> Entries provided:

* START *

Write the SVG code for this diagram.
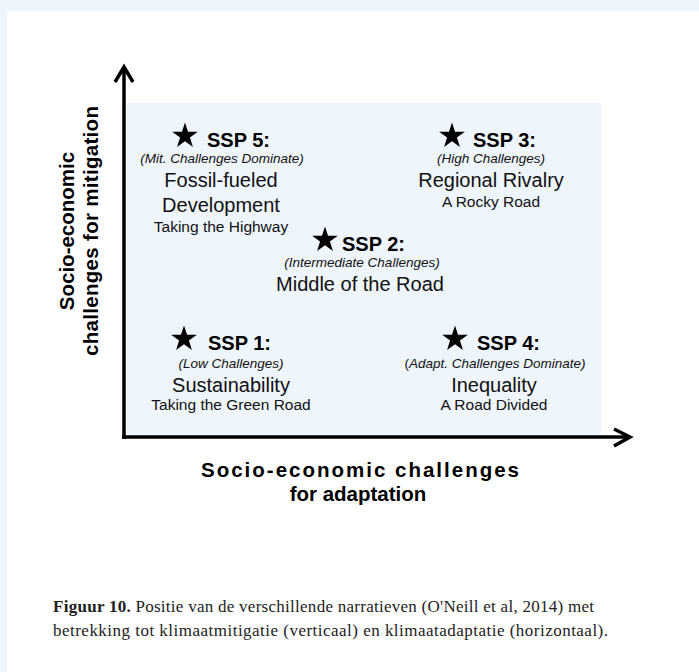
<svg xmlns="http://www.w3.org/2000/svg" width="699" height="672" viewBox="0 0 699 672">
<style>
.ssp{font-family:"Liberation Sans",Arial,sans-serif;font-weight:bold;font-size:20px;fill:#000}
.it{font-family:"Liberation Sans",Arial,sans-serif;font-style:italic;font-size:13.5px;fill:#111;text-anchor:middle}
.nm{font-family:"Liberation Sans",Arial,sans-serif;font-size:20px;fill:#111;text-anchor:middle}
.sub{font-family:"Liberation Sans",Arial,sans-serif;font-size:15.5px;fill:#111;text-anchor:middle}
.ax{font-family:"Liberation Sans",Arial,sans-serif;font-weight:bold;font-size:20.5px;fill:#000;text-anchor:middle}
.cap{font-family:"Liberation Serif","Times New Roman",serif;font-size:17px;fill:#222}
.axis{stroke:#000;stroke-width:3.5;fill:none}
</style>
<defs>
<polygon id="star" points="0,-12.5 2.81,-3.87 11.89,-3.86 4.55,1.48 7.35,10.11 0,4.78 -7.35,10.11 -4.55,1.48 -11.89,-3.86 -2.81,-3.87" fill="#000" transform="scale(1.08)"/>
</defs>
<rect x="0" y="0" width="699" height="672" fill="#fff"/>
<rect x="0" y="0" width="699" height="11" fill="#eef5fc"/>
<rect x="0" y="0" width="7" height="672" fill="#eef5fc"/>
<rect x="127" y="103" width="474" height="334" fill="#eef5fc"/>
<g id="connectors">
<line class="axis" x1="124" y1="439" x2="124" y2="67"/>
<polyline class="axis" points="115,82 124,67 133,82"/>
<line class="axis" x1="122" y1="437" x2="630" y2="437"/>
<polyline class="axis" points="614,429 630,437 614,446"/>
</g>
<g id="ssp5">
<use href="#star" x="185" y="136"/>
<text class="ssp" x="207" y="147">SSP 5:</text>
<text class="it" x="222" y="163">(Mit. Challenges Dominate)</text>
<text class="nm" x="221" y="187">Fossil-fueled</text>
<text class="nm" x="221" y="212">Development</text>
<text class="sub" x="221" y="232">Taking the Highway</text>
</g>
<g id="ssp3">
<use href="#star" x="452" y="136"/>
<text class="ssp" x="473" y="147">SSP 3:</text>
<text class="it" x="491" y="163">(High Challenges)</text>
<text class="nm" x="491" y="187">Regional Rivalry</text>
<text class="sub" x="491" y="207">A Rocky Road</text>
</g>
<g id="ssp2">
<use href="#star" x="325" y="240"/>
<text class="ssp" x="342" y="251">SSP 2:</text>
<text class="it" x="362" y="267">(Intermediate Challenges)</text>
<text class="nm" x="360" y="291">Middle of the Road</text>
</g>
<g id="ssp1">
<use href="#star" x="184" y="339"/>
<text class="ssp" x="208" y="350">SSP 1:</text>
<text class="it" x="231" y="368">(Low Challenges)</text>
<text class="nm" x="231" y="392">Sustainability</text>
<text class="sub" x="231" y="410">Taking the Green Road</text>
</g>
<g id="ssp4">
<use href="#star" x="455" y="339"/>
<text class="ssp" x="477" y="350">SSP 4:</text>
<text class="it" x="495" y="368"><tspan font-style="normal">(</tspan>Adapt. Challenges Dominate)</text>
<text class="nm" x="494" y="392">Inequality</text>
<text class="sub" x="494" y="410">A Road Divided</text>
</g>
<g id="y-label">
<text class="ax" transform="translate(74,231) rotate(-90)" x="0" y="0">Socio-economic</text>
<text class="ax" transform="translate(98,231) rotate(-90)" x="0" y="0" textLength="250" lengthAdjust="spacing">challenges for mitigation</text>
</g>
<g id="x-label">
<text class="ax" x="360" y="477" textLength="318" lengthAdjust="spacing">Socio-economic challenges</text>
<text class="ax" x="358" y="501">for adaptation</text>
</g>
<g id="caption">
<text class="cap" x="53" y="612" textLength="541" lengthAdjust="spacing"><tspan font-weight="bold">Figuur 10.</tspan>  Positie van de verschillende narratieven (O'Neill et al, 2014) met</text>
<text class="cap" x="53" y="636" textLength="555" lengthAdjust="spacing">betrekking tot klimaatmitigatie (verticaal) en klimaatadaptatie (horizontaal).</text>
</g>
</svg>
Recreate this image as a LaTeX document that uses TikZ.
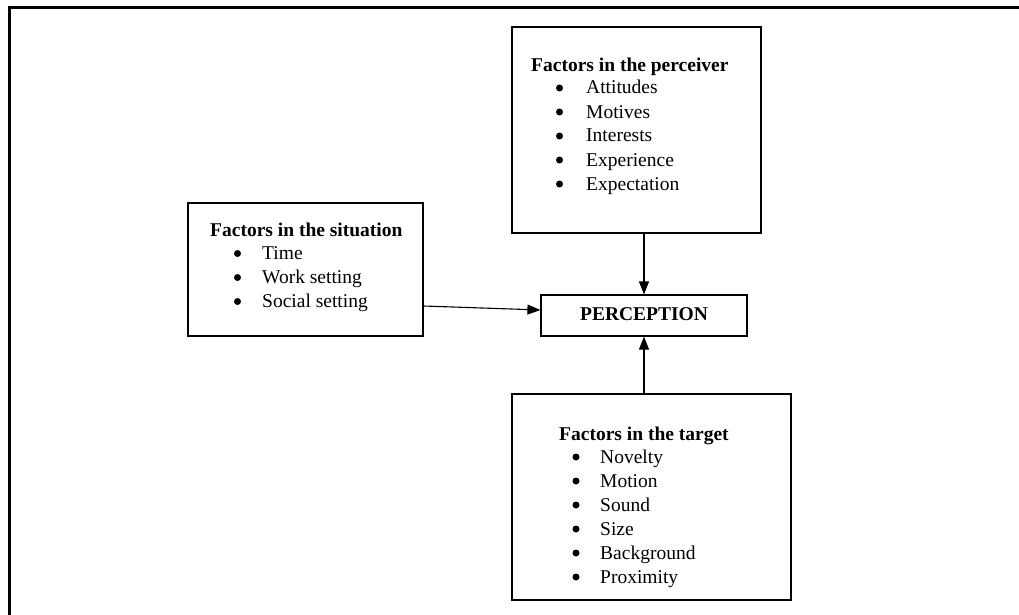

* END *

Set down the lines of the records above exactly, apart from the pictures.

> Solution below:
Write the SVG code for this diagram.
<svg xmlns="http://www.w3.org/2000/svg" width="699" height="672" viewBox="0 0 699 672">
<style>
.ssp{font-family:"Liberation Sans",Arial,sans-serif;font-weight:bold;font-size:20px;fill:#000}
.it{font-family:"Liberation Sans",Arial,sans-serif;font-style:italic;font-size:13.5px;fill:#111;text-anchor:middle}
.nm{font-family:"Liberation Sans",Arial,sans-serif;font-size:20px;fill:#111;text-anchor:middle}
.sub{font-family:"Liberation Sans",Arial,sans-serif;font-size:15.5px;fill:#111;text-anchor:middle}
.ax{font-family:"Liberation Sans",Arial,sans-serif;font-weight:bold;font-size:20.5px;fill:#000;text-anchor:middle}
.cap{font-family:"Liberation Serif","Times New Roman",serif;font-size:17px;fill:#222}
.axis{stroke:#000;stroke-width:3.5;fill:none}
</style>
<defs>
<polygon id="star" points="0,-12.5 2.81,-3.87 11.89,-3.86 4.55,1.48 7.35,10.11 0,4.78 -7.35,10.11 -4.55,1.48 -11.89,-3.86 -2.81,-3.87" fill="#000" transform="scale(1.08)"/>
</defs>
<rect x="0" y="0" width="699" height="672" fill="#fff"/>
<rect x="0" y="0" width="699" height="11" fill="#eef5fc"/>
<rect x="0" y="0" width="7" height="672" fill="#eef5fc"/>
<rect x="127" y="103" width="474" height="334" fill="#eef5fc"/>
<g id="connectors">
<line class="axis" x1="124" y1="439" x2="124" y2="67"/>
<polyline class="axis" points="115,82 124,67 133,82"/>
<line class="axis" x1="122" y1="437" x2="630" y2="437"/>
<polyline class="axis" points="614,429 630,437 614,446"/>
</g>
<g id="ssp5">
<use href="#star" x="185" y="136"/>
<text class="ssp" x="207" y="147">SSP 5:</text>
<text class="it" x="222" y="163">(Mit. Challenges Dominate)</text>
<text class="nm" x="221" y="187">Fossil-fueled</text>
<text class="nm" x="221" y="212">Development</text>
<text class="sub" x="221" y="232">Taking the Highway</text>
</g>
<g id="ssp3">
<use href="#star" x="452" y="136"/>
<text class="ssp" x="473" y="147">SSP 3:</text>
<text class="it" x="491" y="163">(High Challenges)</text>
<text class="nm" x="491" y="187">Regional Rivalry</text>
<text class="sub" x="491" y="207">A Rocky Road</text>
</g>
<g id="ssp2">
<use href="#star" x="325" y="240"/>
<text class="ssp" x="342" y="251">SSP 2:</text>
<text class="it" x="362" y="267">(Intermediate Challenges)</text>
<text class="nm" x="360" y="291">Middle of the Road</text>
</g>
<g id="ssp1">
<use href="#star" x="184" y="339"/>
<text class="ssp" x="208" y="350">SSP 1:</text>
<text class="it" x="231" y="368">(Low Challenges)</text>
<text class="nm" x="231" y="392">Sustainability</text>
<text class="sub" x="231" y="410">Taking the Green Road</text>
</g>
<g id="ssp4">
<use href="#star" x="455" y="339"/>
<text class="ssp" x="477" y="350">SSP 4:</text>
<text class="it" x="495" y="368"><tspan font-style="normal">(</tspan>Adapt. Challenges Dominate)</text>
<text class="nm" x="494" y="392">Inequality</text>
<text class="sub" x="494" y="410">A Road Divided</text>
</g>
<g id="y-label">
<text class="ax" transform="translate(74,231) rotate(-90)" x="0" y="0">Socio-economic</text>
<text class="ax" transform="translate(98,231) rotate(-90)" x="0" y="0" textLength="250" lengthAdjust="spacing">challenges for mitigation</text>
</g>
<g id="x-label">
<text class="ax" x="360" y="477" textLength="318" lengthAdjust="spacing">Socio-economic challenges</text>
<text class="ax" x="358" y="501">for adaptation</text>
</g>
<g id="caption">
<text class="cap" x="53" y="612" textLength="541" lengthAdjust="spacing"><tspan font-weight="bold">Figuur 10.</tspan>  Positie van de verschillende narratieven (O'Neill et al, 2014) met</text>
<text class="cap" x="53" y="636" textLength="555" lengthAdjust="spacing">betrekking tot klimaatmitigatie (verticaal) en klimaatadaptatie (horizontaal).</text>
</g>
</svg>
Recreate this image as a LaTeX document that uses TikZ.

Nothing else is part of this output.